Making the Desert Bloom

Closing the Teach For America Blogging Gap
Aug 13 2012

Remembering My Place (Age and Code-Switching)

As a 22 year old first year teacher, it is often difficult to remember my place in society and in the classroom. On the one hand, I am just a guy right out of college. According to our societal expectations, most of us are supposed to be unemployed in this economy. I guess I am one of the lucky ones with a job that has more responsibility than making copies and sending e-mails. However, this responsibility often creates awkward situations that remind me of my relative place in society.

At Institute, I felt old and behind the times for the first time in my life. I was talking with my students at lunch about their favorite video game figuring that it was something we would have in common. One of the guys in the class mentioned that his favorite game was Mario Party 9. There’s a Mario Party 9??? Then, I had to tell him that when I was your age, I remember playing Mario Party. Honestly, I remember Mario Party 2 coming out, but I stopped paying attention after that point. As a younger teacher, I thought that I would be more connected to what my students were doing. But I can attest that to the fact that there is a generation gap between my students and I. For example, most of my students were born after 9/11. Therefore, when we have a school assembly to remember the events of that tragic day, they won’t be able to truly comprehend the horror and confusion on that day.
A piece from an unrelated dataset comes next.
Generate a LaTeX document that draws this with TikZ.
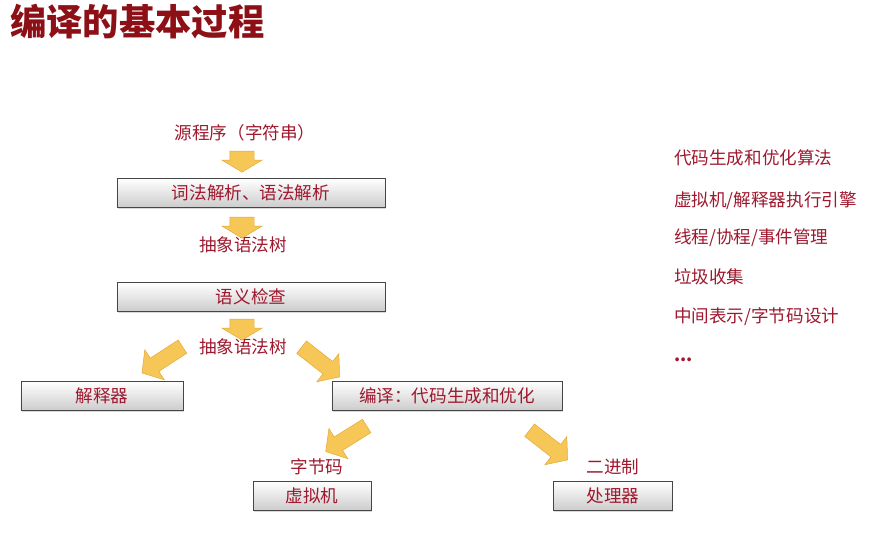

While I have had a few more moments like the Mario Party incident, more of my incidents have reminded me just how young I am. When I was taking my road trip cross country and told people I was becoming a teacher, there were some shocked faces. I remember one lady at the Nebraska State Capitol convinced that I was still in high school rather than being an elementary school teacher. The ultimate age buster so far has come from my principal at 100 Academy. This summer, I taught at Florence Griffith-Joyner Elementary School in Watts. Principal Selma had Florence Griffith-Joyner as a Health student down the street at Jordan High in the 1970s. It’s crazy to think that my principal’s former student has had a school named after her for a dozen years already. It’s also reassuring to know that my principal has a ton of experience and is incredibly well-qualified for her job.

Another thing I have had to worry about at work is code-switching. In both the TFA world and at 100 Academy, we use a lot of acronyms and very few of them overlap. Therefore, I always try to be on the safe side in explaining everything through the actual words. But the real issue with code-switching comes in regards to TFA’s training. Some of my colleagues are familiar with our training and limited experience, but most are not. Therefore, I am referring to Institute as my student-teaching experience, which I know a misnomer. However, it’s the closest thing I have had to student-teaching, and I have stayed in touch with my faculty advisor from Griffith-Joyner.

Explaining these concepts to teachers is hard, but it’s far more challenging to explain them to parents. At our orientation last week, I was introduced as a Teach for America teacher partly to my dismay. While I am honest about being a first-year teacher, I didn’t necessarily want to be identified with TFA right off the bat since I feel kind of patronizing being a TFA teacher due to its implications. Many of the students at my school come from underprivileged backgrounds, but a number of them don’t. I also don’t know what the previous experience in the community in regards to TFA is. Many families pull their kids from the district schools (that often have TFA Corps Members) to send their kids to my school. I hope no one is sending their children to my school due to a negative experience with a former corps member, but I guess I will only find out in time.

At this point, I feel like I still have to prove myself and build up a reputation. In this process, the little things matter. At orientation, I decided to wear a full suit and tie, since I wanted to be seen more professionally. I am not going to wear a suit everyday to school (it would be crazy in the Vegas heat), but I will wear a tie most days. I am not a huge fan of wearing ties, but almost everyone has suggested it as a sign to show my professionalism. I said that I would do whatever it would take to be a success teacher in the context of TFA, and if wearing a tie is part of that process, count me in. Now I have to be prepared to act the part now that I can look and talk the part. That’s the real challenge ahead.